Judge blocks Kan. law defunding Planned Parenthood

WICHITA, Kan. (AP) - August 1, 2011 U.S. District Judge J. Thomas Marten ordered the state to immediately resume funding for Planned Parenthood, agreeing with Planned Parenthood that without the injunction the group would suffer irreparable harm while its challenge to the law works its way through the courts.

Planned Parenthood said it would be forced to close its clinic in the western Kansas city of Hays unless the court immediately prohibited the state from stripping it of $330,000 in federal Title X annual funding. It contended that its 5,700 patients would also face higher costs and have less access to services and longer wait or travel times for appointments.

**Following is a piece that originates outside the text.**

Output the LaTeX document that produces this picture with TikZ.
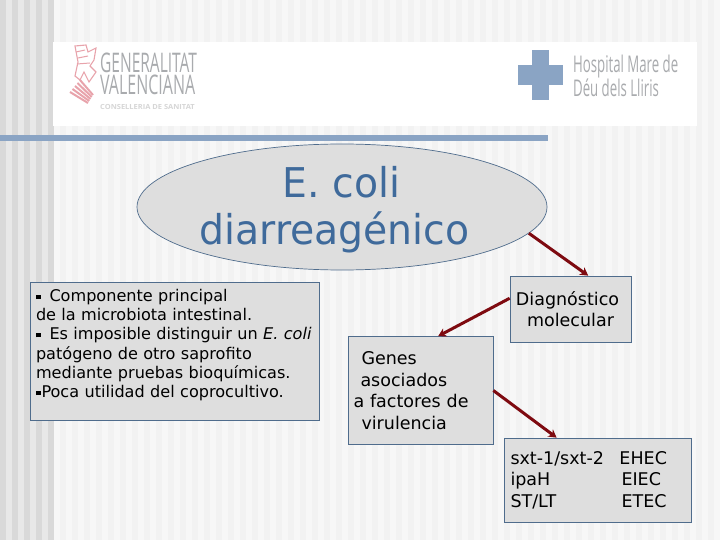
\documentclass[tikz,border=0pt]{standalone}
\usepackage{fontspec}
\usepackage{graphicx}
\setmainfont{DejaVu Sans}
\newfontfamily\logofont{Open Sans}
\usetikzlibrary{arrows.meta, shapes.geometric}
\definecolor{bandblue}{HTML}{8AA4C4}
\definecolor{titleblue}{HTML}{3F6A9B}
\definecolor{edgeblue}{HTML}{4F6C8C}
\definecolor{boxgray}{HTML}{DEDEDE}
\definecolor{arrowred}{HTML}{7E0A10}
\definecolor{logogray}{HTML}{A9ABAE}
\definecolor{logopink}{HTML}{E8A3AB}
\newcommand{\bul}{\rule[2.5pt]{4.5pt}{4.5pt}}
\tikzset{
  infobox/.style={draw=edgeblue, line width=0.7pt, fill=boxgray, inner sep=0pt,
    font=\fontsize{16.1}{19.2}\selectfont, align=left},
  largebox/.style={infobox, font=\fontsize{17.5}{21.6}\selectfont},
  linkarrow/.style={-{Stealth[length=8pt,width=9pt]}, arrowred, line width=3pt},
  logotext/.style={logogray, inner sep=0pt, anchor=west, align=left, transform shape}
}
\begin{document}
\begin{tikzpicture}[x=1pt, y=-1pt, >=Stealth]
  \useasboundingbox (0,0) rectangle (720,540);

  % Striped slide background
  \fill[white!97!black] (0,0) rectangle (720,540);
  \foreach \x in {60,72,...,708}
    \fill[white!95!black] (\x,0) rectangle +(6,540);
  \fill[white!91!black] (0,0) rectangle (53,540);
  \foreach \x in {0,12,...,48}
    \fill[white!85!black] (\x,0) rectangle +(5.5,540);

  % Logo strip and rule
  \fill[white] (53,42) rectangle (697,126);
  \fill[bandblue] (0,135) rectangle (548,141);

  % Left logo: shield
  \draw[logopink, line width=1.1pt, fill=white]
    (75,46) -- (86,45) -- (88,52) -- (96,48) -- (94,60) -- (90,66)
    -- (96,72) -- (89,82) -- (84,72) -- (80,80) -- (75,76) -- (78,62) -- cycle;
  \draw[logopink, line width=1pt] (76,52) -- (85,50) (78,58) -- (88,56) (77,64) -- (90,63);
  \foreach \i in {0,1,2,3,4}
    \draw[logopink, line width=2pt] (70+2.5*\i,92-3*\i) -- (88+1.25*\i,103-2*\i);
  \node[logotext, xscale=0.575, font=\logofont\fontsize{27}{22}\selectfont] (genword) at (100,74)
    {GENERALITAT\\\scalebox{1.03}[1]{VALENCIANA}};
  \node[logotext, xscale=1.07, white!84!black, font=\logofont\bfseries\fontsize{7}{7}\selectfont] (consword) at (100,106.5) {CONSELLERIA DE SANITAT};

  % Right logo: cross
  \fill[bandblue] (532,50) rectangle (549,100);
  \fill[bandblue] (518,65) rectangle (563,85);
  \node[logotext, xscale=0.575, font=\logofont\fontsize{23}{23}\selectfont] (hospword) at (573,76)
    {Hospital Mare de\\Déu dels Lliris};

  % Title ellipse
  \node[ellipse, draw=edgeblue, line width=0.7pt, fill=boxgray, minimum width=410pt,
    minimum height=126pt, inner sep=0pt] (title) at (342,207) {};
  \node[titleblue, xscale=0.96, transform shape, font=\fontsize{41}{47}\selectfont, align=center, inner sep=0pt]
    (titletext) at (334.5,210) {\hspace{15pt}E. coli\\diarreagénico};

  % Boxes
  \node[infobox, minimum width=289pt, minimum height=138pt, text width=277pt] (notes) at (174.5,351)
    {\bul\hspace{9pt}Componente principal\\
     de la microbiota intestinal.\\
     \bul\hspace{9pt}Es imposible distinguir un \textit{E. coli}\\
     patógeno de otro saprofito\\
     mediante pruebas bioquímicas.\\
     \bul\hspace{1pt}Poca utilidad del coprocultivo.\\[-4pt]\mbox{}};
  \node[largebox, minimum width=121pt, minimum height=66pt, align=center] (diag) at (570.5,309)
    {\hspace{-6pt}Diagnóstico\\molecular};
  \node[largebox, minimum width=145pt, minimum height=108pt, text width=134pt] (genes) at (420.5,390.5)
    {\hspace{8pt}Genes\\
     \hspace{7pt}asociados\\
     a factores de\\
     \hspace{8pt}virulencia};
  \node[largebox, minimum width=187pt, minimum height=84pt, text width=174pt] (genlist) at (597.5,480)
    {\makebox[109pt][l]{sxt-1/sxt-2}EHEC\\
     \makebox[111pt][l]{ipaH}EIEC\\
     \makebox[111pt][l]{ST/LT}ETEC};

  % Arrows
  \draw[linkarrow] (title.-8) -- (diag.62);
  \draw[linkarrow] (diag.170.6) -- (genes.72);
  \draw[linkarrow] (genes.east) -- (genlist.134);
\end{tikzpicture}
\end{document}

The group is suing to block a budget provision that requires federal family planning dollars granted to the state by the federal government to go first to public health departments and hospitals. It leaves no money for Planned Parenthood and similar groups.

The Title X funding at issue targets low income individuals and helps pay for reproductive health care services such as contraception, cancer screenings and testing for sexually transmitted diseases.

The state contends that the injunction was unnecessary because other entities could provide the same services that Planned Parenthood offers in Sedgwick and Ellis counties.

Monday's hearing was the first legal test of the statute. Planned Parenthood is challenging its constitutionality based on the Supremacy Clause, which prohibits states from imposing conditions of eligibility on federal programs that are not required by federal law.

Kansas has defended the statute as a matter of state sovereignty, arguing that an injunction would unconstitutionally replace the state's discretion with the court's judgment.

Planned Parenthood offers abortion services in Kansas only at its clinic in Overland Park, a Kansas City suburb, but it also has clinics in Wichita and Hays.

Marten's order is the second setback for the state on the abortion issue this summer. A federal judge in Kansas City, Kan., in July issued a temporary injunction against new licensing rules for abortion providers that tell providers what drugs and equipment they must stock and set requirements for room sizes and temperatures, among other things. But the judge blocked their enforcement until a lawsuit over the rules is resolved.